Styrum. . Bis er in Fahrt kam, hat es zweieinhalb Jahre gedauert, doch nun loben die Fahrgäste seine Pünktlichkeit: Der Bürgerbus Styrum ist ein ehrenamtiches Groß-Projekt.

Theoretisch gilt auch im Styrumer Bürgerbus: Bitte nicht mit dem Fahrer reden. In der Praxis erwartet jedoch niemand Stille auf den hinteren Sitzen. Im Gegenteil: „Wir kennen die meisten Fahrgäste mit Namen – und von vielen auch die Familiengeschichten“, sagt Fahrdienstleiter Jörn Sellerbeck. Die Hilfe beim Ein- und Aussteigen, der Plausch während der Fahrt gehören dazu. Denn die Ehrenamtlichen, die den Bürgerbus durch Styrum lenken, wissen, dass sie mehr tun, als die Lücken im ÖPNV zu schließen.
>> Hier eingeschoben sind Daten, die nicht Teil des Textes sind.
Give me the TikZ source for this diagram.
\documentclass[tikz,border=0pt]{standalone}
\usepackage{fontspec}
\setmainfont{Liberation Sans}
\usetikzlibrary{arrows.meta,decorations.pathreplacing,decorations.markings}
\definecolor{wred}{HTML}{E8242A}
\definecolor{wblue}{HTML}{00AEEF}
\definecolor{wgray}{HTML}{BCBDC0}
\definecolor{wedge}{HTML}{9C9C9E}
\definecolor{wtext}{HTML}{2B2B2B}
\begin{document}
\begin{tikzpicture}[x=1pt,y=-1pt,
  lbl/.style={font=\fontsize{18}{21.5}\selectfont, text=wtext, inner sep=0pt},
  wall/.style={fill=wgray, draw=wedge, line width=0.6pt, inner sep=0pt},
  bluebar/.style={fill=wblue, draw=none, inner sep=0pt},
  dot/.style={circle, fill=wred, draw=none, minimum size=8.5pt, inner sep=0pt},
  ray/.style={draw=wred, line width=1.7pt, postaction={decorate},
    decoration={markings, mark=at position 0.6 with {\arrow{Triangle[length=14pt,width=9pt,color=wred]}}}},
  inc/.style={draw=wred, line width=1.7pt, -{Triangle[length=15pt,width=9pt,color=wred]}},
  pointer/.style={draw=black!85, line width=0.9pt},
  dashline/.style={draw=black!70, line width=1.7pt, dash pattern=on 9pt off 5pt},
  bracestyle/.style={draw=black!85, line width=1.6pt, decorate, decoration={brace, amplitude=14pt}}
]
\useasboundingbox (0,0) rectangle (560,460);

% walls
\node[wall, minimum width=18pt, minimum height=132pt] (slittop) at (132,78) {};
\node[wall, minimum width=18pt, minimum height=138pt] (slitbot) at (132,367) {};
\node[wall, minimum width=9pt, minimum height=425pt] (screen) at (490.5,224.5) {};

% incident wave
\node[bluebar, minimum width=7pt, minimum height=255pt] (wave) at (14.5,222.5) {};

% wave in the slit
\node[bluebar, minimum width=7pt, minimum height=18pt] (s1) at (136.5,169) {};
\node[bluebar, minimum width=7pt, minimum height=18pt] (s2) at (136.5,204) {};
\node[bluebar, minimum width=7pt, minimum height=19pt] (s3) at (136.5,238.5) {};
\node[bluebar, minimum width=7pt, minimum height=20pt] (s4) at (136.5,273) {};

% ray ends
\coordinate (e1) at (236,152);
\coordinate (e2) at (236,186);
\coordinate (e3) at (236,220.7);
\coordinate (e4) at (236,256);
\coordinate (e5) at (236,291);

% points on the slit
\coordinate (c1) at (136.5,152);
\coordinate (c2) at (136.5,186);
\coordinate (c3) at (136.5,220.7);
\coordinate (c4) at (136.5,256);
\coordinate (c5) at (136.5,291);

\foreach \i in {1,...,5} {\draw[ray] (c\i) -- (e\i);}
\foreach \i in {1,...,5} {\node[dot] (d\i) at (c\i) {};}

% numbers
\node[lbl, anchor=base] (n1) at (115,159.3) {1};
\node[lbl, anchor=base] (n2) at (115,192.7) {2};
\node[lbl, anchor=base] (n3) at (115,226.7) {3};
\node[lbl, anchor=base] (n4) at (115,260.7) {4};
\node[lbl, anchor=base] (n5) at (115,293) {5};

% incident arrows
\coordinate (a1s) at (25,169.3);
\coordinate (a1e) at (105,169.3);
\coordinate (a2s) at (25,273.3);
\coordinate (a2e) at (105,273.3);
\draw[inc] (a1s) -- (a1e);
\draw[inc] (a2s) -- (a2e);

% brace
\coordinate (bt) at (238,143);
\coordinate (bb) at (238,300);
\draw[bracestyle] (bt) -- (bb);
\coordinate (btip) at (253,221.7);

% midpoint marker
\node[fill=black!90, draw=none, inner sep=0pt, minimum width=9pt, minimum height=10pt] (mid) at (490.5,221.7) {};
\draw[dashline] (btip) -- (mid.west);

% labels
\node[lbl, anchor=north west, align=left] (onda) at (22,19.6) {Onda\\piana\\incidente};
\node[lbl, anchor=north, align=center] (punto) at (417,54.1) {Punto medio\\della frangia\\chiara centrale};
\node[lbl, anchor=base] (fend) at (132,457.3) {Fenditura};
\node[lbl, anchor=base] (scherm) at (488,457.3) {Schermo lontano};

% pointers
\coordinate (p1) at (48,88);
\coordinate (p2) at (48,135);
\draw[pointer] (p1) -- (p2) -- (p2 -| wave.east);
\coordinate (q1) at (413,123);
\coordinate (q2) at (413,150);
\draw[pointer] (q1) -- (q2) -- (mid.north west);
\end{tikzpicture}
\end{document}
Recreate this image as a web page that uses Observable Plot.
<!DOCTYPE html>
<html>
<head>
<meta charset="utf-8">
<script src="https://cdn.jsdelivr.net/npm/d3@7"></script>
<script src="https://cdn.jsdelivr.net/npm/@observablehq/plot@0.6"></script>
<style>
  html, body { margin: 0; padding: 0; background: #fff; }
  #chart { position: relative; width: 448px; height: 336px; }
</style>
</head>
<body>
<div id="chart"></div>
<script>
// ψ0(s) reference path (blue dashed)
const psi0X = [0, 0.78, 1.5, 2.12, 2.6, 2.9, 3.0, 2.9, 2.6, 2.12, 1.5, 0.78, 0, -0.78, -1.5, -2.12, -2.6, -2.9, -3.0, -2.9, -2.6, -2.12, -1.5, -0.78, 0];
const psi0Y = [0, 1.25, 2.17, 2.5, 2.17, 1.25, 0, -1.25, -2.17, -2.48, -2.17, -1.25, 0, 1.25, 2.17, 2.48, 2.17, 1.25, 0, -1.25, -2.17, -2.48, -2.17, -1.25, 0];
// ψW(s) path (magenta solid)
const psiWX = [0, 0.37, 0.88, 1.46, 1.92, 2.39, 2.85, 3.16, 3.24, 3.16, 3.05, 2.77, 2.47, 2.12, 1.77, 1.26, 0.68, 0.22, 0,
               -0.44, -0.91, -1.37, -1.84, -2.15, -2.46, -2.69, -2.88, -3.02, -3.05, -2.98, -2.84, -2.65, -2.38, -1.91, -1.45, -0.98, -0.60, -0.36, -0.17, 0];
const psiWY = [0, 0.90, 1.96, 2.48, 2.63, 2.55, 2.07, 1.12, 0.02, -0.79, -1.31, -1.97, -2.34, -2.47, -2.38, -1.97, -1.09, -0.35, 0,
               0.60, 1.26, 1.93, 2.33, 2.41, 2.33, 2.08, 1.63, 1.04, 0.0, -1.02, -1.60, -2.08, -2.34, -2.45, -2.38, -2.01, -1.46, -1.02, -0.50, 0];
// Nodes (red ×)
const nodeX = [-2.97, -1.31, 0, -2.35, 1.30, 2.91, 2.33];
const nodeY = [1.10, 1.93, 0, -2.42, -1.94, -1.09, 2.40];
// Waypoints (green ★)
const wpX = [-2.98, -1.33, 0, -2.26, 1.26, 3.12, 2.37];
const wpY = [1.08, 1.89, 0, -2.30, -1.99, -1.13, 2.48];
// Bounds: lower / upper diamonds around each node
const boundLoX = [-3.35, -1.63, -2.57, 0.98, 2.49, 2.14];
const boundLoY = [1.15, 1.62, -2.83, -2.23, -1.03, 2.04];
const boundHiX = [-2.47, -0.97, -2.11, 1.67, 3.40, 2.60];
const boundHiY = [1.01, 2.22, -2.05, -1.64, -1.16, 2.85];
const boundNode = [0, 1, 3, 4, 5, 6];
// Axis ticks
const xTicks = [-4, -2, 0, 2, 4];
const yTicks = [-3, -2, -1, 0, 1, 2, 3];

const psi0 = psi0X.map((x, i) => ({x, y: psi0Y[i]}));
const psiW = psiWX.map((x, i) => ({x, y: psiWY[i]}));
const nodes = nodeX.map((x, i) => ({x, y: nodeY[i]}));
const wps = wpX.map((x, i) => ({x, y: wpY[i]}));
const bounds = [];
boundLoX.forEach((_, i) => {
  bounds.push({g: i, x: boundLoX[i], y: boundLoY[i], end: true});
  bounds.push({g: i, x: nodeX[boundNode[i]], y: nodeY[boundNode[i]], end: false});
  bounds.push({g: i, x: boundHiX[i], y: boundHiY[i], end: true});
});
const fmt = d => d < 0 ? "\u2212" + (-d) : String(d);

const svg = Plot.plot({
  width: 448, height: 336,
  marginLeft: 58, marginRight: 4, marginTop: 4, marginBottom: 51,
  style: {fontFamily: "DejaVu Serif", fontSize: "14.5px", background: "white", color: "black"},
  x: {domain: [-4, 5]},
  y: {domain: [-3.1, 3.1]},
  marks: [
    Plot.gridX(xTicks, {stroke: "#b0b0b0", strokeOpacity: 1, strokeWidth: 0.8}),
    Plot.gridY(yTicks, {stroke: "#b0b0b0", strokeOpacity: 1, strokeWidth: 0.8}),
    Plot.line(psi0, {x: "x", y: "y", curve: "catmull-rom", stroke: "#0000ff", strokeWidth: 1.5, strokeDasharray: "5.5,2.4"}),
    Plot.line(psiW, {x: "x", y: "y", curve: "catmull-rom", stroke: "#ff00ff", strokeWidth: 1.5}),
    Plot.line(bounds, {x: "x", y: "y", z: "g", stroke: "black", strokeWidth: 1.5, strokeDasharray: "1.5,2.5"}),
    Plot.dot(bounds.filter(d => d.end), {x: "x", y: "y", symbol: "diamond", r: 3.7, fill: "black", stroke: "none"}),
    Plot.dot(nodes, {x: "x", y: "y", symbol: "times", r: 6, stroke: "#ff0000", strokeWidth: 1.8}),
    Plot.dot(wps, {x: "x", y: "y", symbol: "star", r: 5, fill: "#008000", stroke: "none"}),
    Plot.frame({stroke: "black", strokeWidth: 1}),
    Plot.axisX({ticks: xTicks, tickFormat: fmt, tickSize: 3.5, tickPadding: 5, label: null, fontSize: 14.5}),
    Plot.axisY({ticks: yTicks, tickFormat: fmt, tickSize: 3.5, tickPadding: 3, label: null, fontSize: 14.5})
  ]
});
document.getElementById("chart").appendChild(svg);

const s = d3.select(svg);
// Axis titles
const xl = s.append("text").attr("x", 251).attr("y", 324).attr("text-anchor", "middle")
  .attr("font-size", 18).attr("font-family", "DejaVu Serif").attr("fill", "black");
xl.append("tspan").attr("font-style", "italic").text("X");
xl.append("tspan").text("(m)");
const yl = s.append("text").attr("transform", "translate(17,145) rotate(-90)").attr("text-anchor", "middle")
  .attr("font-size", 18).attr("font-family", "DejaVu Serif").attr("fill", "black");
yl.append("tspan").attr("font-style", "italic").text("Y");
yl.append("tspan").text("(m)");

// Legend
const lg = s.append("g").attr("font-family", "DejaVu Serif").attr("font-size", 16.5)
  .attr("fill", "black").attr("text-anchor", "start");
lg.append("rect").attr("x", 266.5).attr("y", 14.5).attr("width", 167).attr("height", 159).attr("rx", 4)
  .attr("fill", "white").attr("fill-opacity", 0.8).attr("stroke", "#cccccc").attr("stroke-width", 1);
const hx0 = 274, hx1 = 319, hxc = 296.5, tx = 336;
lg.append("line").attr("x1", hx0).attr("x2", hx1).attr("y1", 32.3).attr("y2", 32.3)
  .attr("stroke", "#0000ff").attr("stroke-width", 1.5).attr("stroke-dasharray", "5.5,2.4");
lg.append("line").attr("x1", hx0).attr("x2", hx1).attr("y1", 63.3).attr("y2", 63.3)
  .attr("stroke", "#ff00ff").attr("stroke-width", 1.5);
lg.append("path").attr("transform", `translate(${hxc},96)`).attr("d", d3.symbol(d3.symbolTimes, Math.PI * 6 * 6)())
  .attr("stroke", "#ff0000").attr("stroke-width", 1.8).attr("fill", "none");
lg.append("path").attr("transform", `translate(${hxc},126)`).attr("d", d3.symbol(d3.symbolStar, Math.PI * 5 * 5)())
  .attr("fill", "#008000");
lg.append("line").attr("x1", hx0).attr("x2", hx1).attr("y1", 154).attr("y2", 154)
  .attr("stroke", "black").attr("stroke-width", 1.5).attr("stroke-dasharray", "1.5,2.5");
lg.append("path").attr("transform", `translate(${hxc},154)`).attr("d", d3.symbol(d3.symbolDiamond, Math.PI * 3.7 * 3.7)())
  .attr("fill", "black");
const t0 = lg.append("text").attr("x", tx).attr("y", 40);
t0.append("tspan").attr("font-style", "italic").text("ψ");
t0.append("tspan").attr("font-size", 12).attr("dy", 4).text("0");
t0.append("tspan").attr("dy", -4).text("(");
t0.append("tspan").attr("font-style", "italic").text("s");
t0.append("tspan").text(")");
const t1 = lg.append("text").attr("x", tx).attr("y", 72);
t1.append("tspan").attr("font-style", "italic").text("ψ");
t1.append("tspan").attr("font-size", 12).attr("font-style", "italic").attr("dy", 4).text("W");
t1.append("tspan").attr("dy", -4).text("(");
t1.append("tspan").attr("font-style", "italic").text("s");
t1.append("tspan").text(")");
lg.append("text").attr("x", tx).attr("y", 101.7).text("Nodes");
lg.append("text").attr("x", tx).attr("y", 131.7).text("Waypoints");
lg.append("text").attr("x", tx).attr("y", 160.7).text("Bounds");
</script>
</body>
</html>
Zehn Projekte als Vorschläge für Preise

I n der Reihe „Menschen machen’s möglich“ stellen wir in Serie zehn Projekte vor. Es sind Aktionen oder Angebote von und mit Menschen, die sich in unserer Stadt ehrenamtlich engagieren.

Sie, liebe Leserinnen und Leser, entscheiden am Ende, welche drei Projekte einen Preis verdient haben. Diese stiftet RWW. Vergeben werden die Auszeichnungen beim Bürgerempfang am 24. Juni in der Stadthalle.

Die Idee gab es länger. Doch bis sie Fahrt aufnehmen konnte, hat es gedauert. Denn: „Wir sind ein normaler Busbetrieb mit allem Zipp und Zapp“, sagt Knut Binnewerg, Vorsitzender des im April 2011 gegründeten Vereins Bürgerbus Styrum. Zum Zipp und Zapp gehören Fahrer (samt Personenbeförderungsschein, Gesundheitsprüfung und Führungszeugnis), Fahrplan, Tickets, Route, Haltestellen und natürlich ein Bus. Organisiert wurde all das ehrenamtlich, von Styrumern für Styrumer. Zudem musste der Verein 12.000 Euro Eigenanteil vom insgesamt 52.000 Euro teuren Kleinbus aufbringen, den Rest trug das Land NRW.

Ende Oktober 2012 fuhren die Ehrenamtlich erstmals am Sültenfuß ab. Seitdem geht es montags bis freitags von 9 bis 17 Uhr und samstags von 9 bis 14 Uhr durch Styrumer Seitenstraßen, die die Mülheimer Verkehrsgesellschaft nicht direkt ansteuert. Rein rechtlich gehört der Verein zur MVG, die Profis stärken den Ehrenamtlichen mit ihrem Know-how den Rücken. Keine Konkurrenz ist der Bürgerbus, sondern eine Ergänzung.

Ehrenamtler teilen sich die Schichten

Dass die benötigt wird, zeigen die Zahlen, die Jürgen Siegmund nennt: Im ersten, vollen Betriebsjahr 2013 fuhren 5306 Menschen mit, 2014 waren es 7508 und in den ersten fünf Monaten dieses Jahres bereits 2900. Vor allem Senioren nutzen das Angebot, 60 Prozent haben einen Schwerbehindertenausweis und freie Fahrt. „Viele sagen, dass sie sich selbstständiger fühlen, weil sie wieder alleine zum Arzt oder Einkaufen können“, sagt Siegmund.

An diese Bedürfnisse hat sich der Verein angepasst: Zu Jahresbeginn wurde die Fahrtroute so geändert, dass nicht mehr der Sültenfuß, sondern die Einkaufsmöglichkeiten im Stadtteil zentrale Anlaufstellen sind. Zudem wurde die von der MVG geplante Einstellung der Linie 110 berücksichtigt. Denn auch die Organisation abseits des Fahrbetriebs gehört zu den Aufgaben des Vereins. Gleiches gilt für die Finanzierung. Werbepartner wurden (im Stadtteil) gewonnen, denn nur aus Mitgliedsbeiträgen und Ticket-Einnahmen (Erwachsene zahlen 1,50 Euro pro Fahrt) lässt sich der Betrieb nicht finanzieren. Benzin, pardon, Diesel, Reifen, Reparaturen und der jährliche Tüv sind nicht umsonst zu haben.

28 Ehrenamtliche (davon sind fünf Frauen) teilen sich die Schichten, sitzen mindestens einmal in der Woche drei Stunden am Steuer, helfen mit Rollator und Einkaufstaschen, hören sich die Familiengeschichten an. „Und wenn man jemanden länger nicht sieht, fragt man auch: Was ist da los?“, sagt Marie-Luise Gastreich und nennt es „eine soziale Komponente“. Und die ist in Styrum ebenso wichtig, wie die Mobilität.